▶ DATA EXCERPT:

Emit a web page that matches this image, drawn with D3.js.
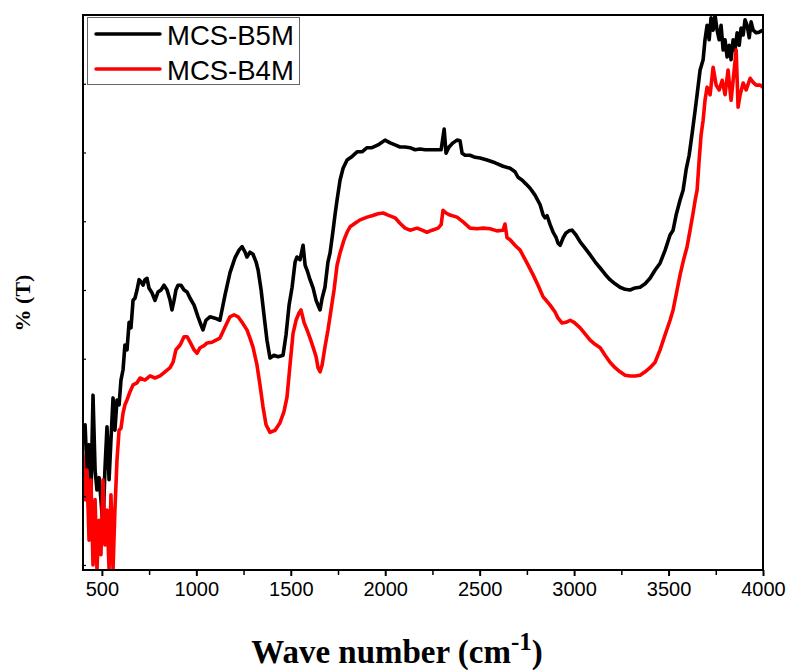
<!DOCTYPE html>
<html>
<head>
<meta charset="utf-8">
<script src="https://cdn.jsdelivr.net/npm/d3@7"></script>
<style>
html,body{margin:0;padding:0;background:#fff;}
svg{display:block;}
</style>
</head>
<body>
<svg id="chart" width="791" height="670"></svg>
<script>
// ---- data (wavenumber cm-1, %T in arbitrary units) ----
const seriesNames = ["MCS-B5M", "MCS-B4M"];
const seriesColors = ["#000000", "#ff0000"];
const xTicks = [500, 1000, 1500, 2000, 2500, 3000, 3500, 4000];
const xMinorTicks = [750, 1250, 1750, 2250, 2750, 3250, 3750];
const yTicks = [20, 30, 40, 50, 60, 70, 80, 90];

const b5mWave = [400,411,421,432,442,453,464,474,485,495,506,516,527,538,548,559,569,580,591,601,612,622,633,644,654,665,675,686,697,707,718,728,739,749,765,781,797,813,829,845,861,871,882,892,903,919,935,951,967,988,1009,1025,1035,1051,1072,1099,1125,1152,1178,1205,1226,1242,1258,1268,1284,1300,1316,1327,1343,1358,1374,1390,1411,1433,1459,1475,1491,1507,1523,1533,1549,1565,1576,1586,1602,1618,1634,1644,1655,1666,1681,1697,1708,1724,1734,1745,1761,1777,1798,1819,1851,1877,1904,1930,1962,1999,2026,2052,2078,2105,2131,2158,2184,2211,2237,2274,2296,2312,2322,2338,2359,2380,2396,2407,2423,2449,2476,2502,2539,2582,2624,2661,2687,2703,2724,2746,2767,2793,2820,2836,2846,2857,2873,2889,2905,2915,2926,2942,2957,2973,2989,3010,3032,3058,3085,3111,3138,3164,3190,3217,3243,3270,3296,3323,3349,3376,3402,3429,3455,3482,3508,3524,3540,3561,3577,3593,3609,3625,3641,3651,3667,3683,3693,3704,3715,3725,3736,3746,3757,3768,3778,3789,3799,3810,3821,3831,3842,3852,3863,3874,3884,3895,3905,3916,3927,3937,3948,3964,3979,4000];
const b5mT = [38.2,40.4,33.8,37.5,29.9,44.7,33.8,30.9,32.7,29.5,25.4,33.8,40.1,32.4,38.2,44.3,39.6,44.0,43.3,46.9,48.4,52.0,51.3,55.3,54.5,58.5,58.8,60.0,61.5,61.2,60.7,61.5,61.7,60.3,59.6,58.5,59.7,60.0,60.7,60.0,58.5,57.1,58.5,60.0,60.7,60.7,60.0,59.7,58.8,57.8,56.1,54.9,54.2,55.6,56.1,55.9,55.6,59.3,62.5,64.7,65.8,66.3,65.5,64.8,65.5,65.2,64.1,62.9,60.0,56.4,52.7,50.1,50.5,50.3,50.5,53.5,57.8,60.4,64.1,64.8,64.4,66.5,63.6,62.9,61.5,60.3,58.5,57.8,57.1,58.8,60.4,64.1,65.4,68.7,70.9,73.1,76.0,77.7,78.9,79.3,80.1,80.1,80.7,80.7,81.1,81.8,81.4,81.1,80.8,80.8,80.7,80.4,80.5,80.4,80.4,80.4,80.4,83.4,79.9,80.8,81.4,81.8,81.7,79.9,79.6,79.6,79.3,79.2,78.9,78.5,78.0,77.7,77.2,76.4,76.0,75.4,74.8,73.8,72.4,70.9,70.5,70.8,69.5,68.4,67.6,66.8,66.5,67.6,68.3,68.6,68.7,68.0,67.0,66.1,65.1,64.1,63.2,62.3,61.5,60.9,60.4,60.1,60.0,60.3,60.4,60.9,61.7,62.9,63.9,65.8,68.0,68.7,70.9,73.1,74.5,77.5,79.6,82.8,86.2,88.4,92.0,93.5,96.4,98.5,96.4,99.6,97.8,100,97.8,96.4,98.5,94.9,96.4,93.9,95.6,93.5,96.4,94.9,97.4,95.6,98.1,97.1,99.3,98.5,96.7,99.0,97.8,97.4,97.5,97.8];

const b4mWave = [400,411,421,432,442,453,464,474,485,495,506,516,527,538,548,559,569,580,591,601,612,622,633,649,665,686,702,728,755,781,808,834,861,877,892,914,935,951,967,988,1004,1020,1041,1057,1083,1104,1125,1152,1178,1200,1221,1242,1268,1284,1300,1321,1337,1353,1369,1390,1417,1443,1464,1480,1496,1512,1528,1544,1554,1570,1586,1602,1618,1634,1644,1655,1666,1681,1697,1713,1729,1745,1761,1782,1798,1814,1840,1867,1904,1930,1962,1989,2015,2052,2078,2105,2131,2169,2195,2221,2248,2280,2296,2306,2322,2343,2380,2412,2449,2486,2518,2555,2592,2624,2634,2645,2661,2687,2714,2751,2783,2809,2836,2852,2873,2899,2915,2936,2957,2979,3000,3032,3058,3085,3111,3138,3164,3190,3217,3243,3270,3296,3323,3349,3376,3402,3429,3455,3482,3508,3524,3545,3561,3577,3598,3614,3630,3641,3651,3662,3672,3683,3693,3704,3720,3736,3752,3768,3784,3799,3815,3831,3842,3858,3868,3879,3895,3911,3932,3948,3964,3985,4000];
const b4mT = [36.0,29.5,33.8,23.6,32.4,20.0,29.5,19.3,26.5,21.5,32.4,22.9,28.0,19.3,30.2,19.3,28.0,35.3,39.6,39.9,42.1,43.3,44.0,45.2,46.2,46.5,47.2,46.9,47.5,47.2,47.5,48.1,48.7,49.5,51.3,52.0,53.2,53.2,52.4,51.3,50.8,51.6,51.9,52.3,52.4,52.7,53.0,54.6,56.1,56.4,56.1,55.3,54.2,53.0,51.7,49.1,46.2,43.0,40.4,39.3,39.6,40.7,42.3,44.4,49.1,53.7,55.6,56.7,57.1,55.3,54.2,53.0,51.7,50.3,48.7,48.1,49.1,51.7,54.2,57.1,60.0,63.6,65.4,67.3,68.4,69.2,69.7,70.2,70.6,70.8,71.1,71.2,70.9,70.5,69.7,69.0,68.7,69.0,68.7,68.4,68.7,69.0,69.5,71.6,71.2,70.9,70.6,69.9,69.0,68.9,69.0,68.9,68.6,68.7,69.6,67.6,67.3,66.5,65.8,63.9,62.2,60.7,59.0,58.5,57.8,56.8,55.9,55.2,55.3,55.6,55.3,54.5,53.6,52.7,52.1,51.6,50.5,49.5,48.7,48.1,47.6,47.5,47.5,47.6,48.1,48.7,49.5,51.3,53.5,55.6,57.1,60.0,62.2,64.1,66.3,68.7,71.2,73.1,74.5,78.9,82.5,84.7,87.6,89.5,88.4,92.4,89.8,89.1,90.5,88.4,92.0,87.6,90.5,94.9,86.6,88.4,90.1,89.1,90.8,90.2,89.8,89.8,89.5];

// ---- layout ----
const margin = {left: 83, right: 28, top: 15, bottom: 100};
const W = 791, H = 670;
const plotW = W - margin.left - margin.right; // 680
const plotH = H - margin.top - margin.bottom; // 555

const svg = d3.select("#chart");
const g = svg.append("g").attr("transform", `translate(${margin.left},${margin.top})`);

const x = d3.scaleLinear().domain([400, 4000]).range([0, plotW]);
const y = d3.scaleLinear().domain([19.27, 100]).range([plotH, 0]);

svg.append("defs").append("clipPath").attr("id", "clip")
  .append("rect").attr("x", 0).attr("y", 0).attr("width", plotW).attr("height", plotH);

const series = [
  {name: seriesNames[0], color: seriesColors[0], data: b5mWave.map((w, i) => [w, b5mT[i]])},
  {name: seriesNames[1], color: seriesColors[1], data: b4mWave.map((w, i) => [w, b4mT[i]])}
];

const line = d3.line().x(d => x(d[0])).y(d => y(d[1]));

const lines = g.append("g").attr("clip-path", "url(#clip)");
series.forEach(s => {
  lines.append("path")
    .datum(s.data)
    .attr("fill", "none")
    .attr("stroke", s.color)
    .attr("stroke-width", 3.6)
    .attr("stroke-linejoin", "round")
    .attr("stroke-linecap", "round")
    .attr("d", line);
});

// frame
g.append("rect").attr("x", 0).attr("y", 0).attr("width", plotW).attr("height", plotH)
  .attr("fill", "none").attr("stroke", "#000").attr("stroke-width", 2);

// x axis major
const xAxis = d3.axisBottom(x).tickValues(xTicks).tickSize(6).tickPadding(6).tickFormat(d3.format("d"));
const xg = g.append("g").attr("transform", `translate(0,${plotH})`).call(xAxis);
xg.select(".domain").remove();
xg.selectAll(".tick line").attr("stroke", "#000").attr("stroke-width", 2);
xg.selectAll(".tick text")
  .attr("font-family", "'Liberation Sans', Arial, sans-serif")
  .attr("font-size", 20)
  .attr("fill", "#000")
  .attr("dy", "0.71em");

// x axis minor
const xm = d3.axisBottom(x).tickValues(xMinorTicks).tickSize(5).tickFormat("");
const xmg = g.append("g").attr("transform", `translate(0,${plotH})`).call(xm);
xmg.select(".domain").remove();
xmg.selectAll(".tick line").attr("stroke", "#000").attr("stroke-width", 1.5);

// y axis ticks (inward, no labels)
const yAxis = d3.axisRight(y).tickValues(yTicks).tickSize(3).tickFormat("");
const yg = g.append("g").call(yAxis);
yg.select(".domain").remove();
yg.selectAll(".tick line").attr("stroke", "#000").attr("stroke-width", 1.2);

// axis titles
const xt = svg.append("text")
  .attr("x", 397).attr("y", 663)
  .attr("text-anchor", "middle")
  .attr("font-family", "'Liberation Serif', 'Times New Roman', serif")
  .attr("font-weight", "bold")
  .attr("font-size", 33)
  .attr("fill", "#000");
xt.append("tspan").text("Wave number (cm");
xt.append("tspan").attr("dy", -13).attr("font-size", 25).text("-1");
xt.append("tspan").attr("dy", 13).text(")");

svg.append("text")
  .attr("transform", "translate(30,303) rotate(-90)")
  .attr("text-anchor", "middle")
  .attr("font-family", "'Liberation Serif', 'Times New Roman', serif")
  .attr("font-weight", "bold")
  .attr("font-size", 22)
  .attr("fill", "#000")
  .text("% (T)");

// legend
const lg = svg.append("g");
lg.append("rect").attr("x", 87.5).attr("y", 17.5).attr("width", 212).attr("height", 67)
  .attr("fill", "#fff").attr("stroke", "#666").attr("stroke-width", 1);
series.forEach((s, i) => {
  const ly = 34 + i * 35;
  lg.append("line").attr("x1", 96).attr("x2", 160).attr("y1", ly).attr("y2", ly)
    .attr("stroke", s.color).attr("stroke-width", 3.5).attr("stroke-linecap", "round");
  lg.append("text").attr("x", 167).attr("y", ly + 11)
    .attr("font-family", "'Liberation Sans', Arial, sans-serif")
    .attr("font-size", 27.5)
    .attr("fill", "#000")
    .text(s.name);
});
</script>
</body>
</html>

▶ THE TASK: With all pictures left out, please transcribe exactly the lines from the start of the material through the line with "const yTicks = [20, 30, 40, 50, 60, 70, 80, 90];".

▶ RESULT OF THIS EXERCISE:
Emit a web page that matches this image, drawn with D3.js.
<!DOCTYPE html>
<html>
<head>
<meta charset="utf-8">
<script src="https://cdn.jsdelivr.net/npm/d3@7"></script>
<style>
html,body{margin:0;padding:0;background:#fff;}
svg{display:block;}
</style>
</head>
<body>
<svg id="chart" width="791" height="670"></svg>
<script>
// ---- data (wavenumber cm-1, %T in arbitrary units) ----
const seriesNames = ["MCS-B5M", "MCS-B4M"];
const seriesColors = ["#000000", "#ff0000"];
const xTicks = [500, 1000, 1500, 2000, 2500, 3000, 3500, 4000];
const xMinorTicks = [750, 1250, 1750, 2250, 2750, 3250, 3750];
const yTicks = [20, 30, 40, 50, 60, 70, 80, 90];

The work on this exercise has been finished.